From all this, one would expect that post-colonial writers would look favorably on this book’s effort. It is, after all, affirming the value of non-Western ideas, not just for understanding religion in non-Western societies but for understanding religion everywhere.
I suspect, however, that I may be criticized by at least some who have written in this vein. Some post-colonial writers censure Western scholarship not just because it has been used to support colonial power, and not just because it has ignored the contributions of people from other parts of the world. They also oppose using one society’s ideas to understand another, saying that there are no “irreducible features of human life and experience that exist beyond the constitutive effects of local cultural conditions.”29 Quoting from Bill Ashcroft’s summary of this approach:
Universalism offers a hegemonic view of existence by which the experiences, values, and expectations of a dominant culture are held to be true for all humanity. For this reason, it is a crucial feature of imperial hegemony, because its assumption (or assertion) of a common humanity—its failure to acknowledge or value cultural difference—underlies the promulgation of imperial discourse for the “advancement” or “improvement” of the colonized, goals that thus mask the extensive and multifaceted exploitation of the colony.30
Yes, the targets here are those academic disciplines that treat Western ideas as universal and non-Western ideas as parochial. Yet the argument goes farther than that. It rejects any attempt to apply ideas across cultural boundaries. It rejects universalism per se. I am arguing precisely that the non-Western ideas that we have been exploring are applicable cross-culturally. Logically, the post-colonial critique of universalism must reject my project as well.

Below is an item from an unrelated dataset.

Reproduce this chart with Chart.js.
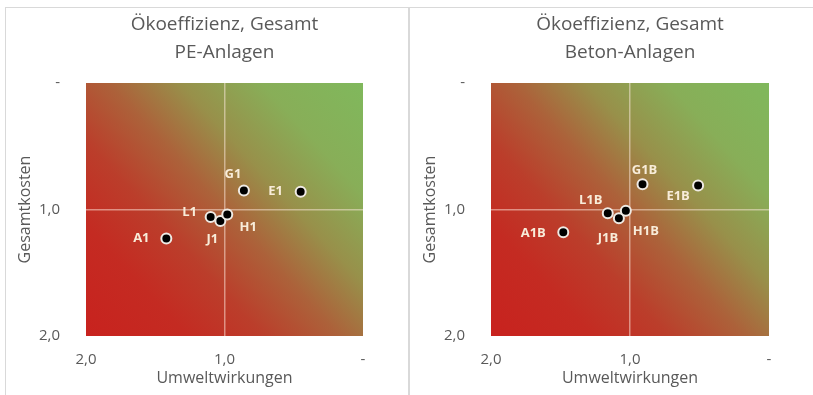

To take just one example of this, the late Peter Park joined a frontal assault on sociological universalism as part of a 1988 symposium on “indigenizing sociology” that was sponsored by the International Sociological Association.31 The whole symposium is worth reading, but Park’s critique is particularly acute. He argued that
sociology conceived of and practised as a universalistic science in the positivist tradition turns people into passive objects suitable for manipulation by centralised bureaucratic apparatuses. Fully indigenous sociology, by contrast, seeks to restore people as creators of knowledge and agents of social change. This conception of sociology returns science to the people and assists them in bringing about a new world that is as different from post-Renaissance Europe as the latter was from the Middle Ages.32
Park argued that the development of universalistic science historically involved two separate intellectual moves. One was the process of “formulating principles at an abstract and general level”; once formulated, such principles were thought to apply to many particular cases. Doing this, however, required a second, more doubtful move. Modern science was only possible by
exorcising the universe of its animistic forces . . . for the Aristotelian world that had existed until then was full of objects and spirits possessing intentions, sentiments, and vitality.33
For example, Aristotle thought that weights fell and hot air rose because they sought their proper levels. Newton’s physics replaced this animate ‘seeking’ with the concept of gravity: an external force in place of an internal compulsion. Denying animism made physics more open to mathematical prediction. This has been one of the hallmarks of universalistic Western science ever since.34
Park pointed out that though the natural sciences are arguably not harmed by this intellectual move, the human sciences cannot exorcise ‘animism’ without seriously misunderstanding their subject matter.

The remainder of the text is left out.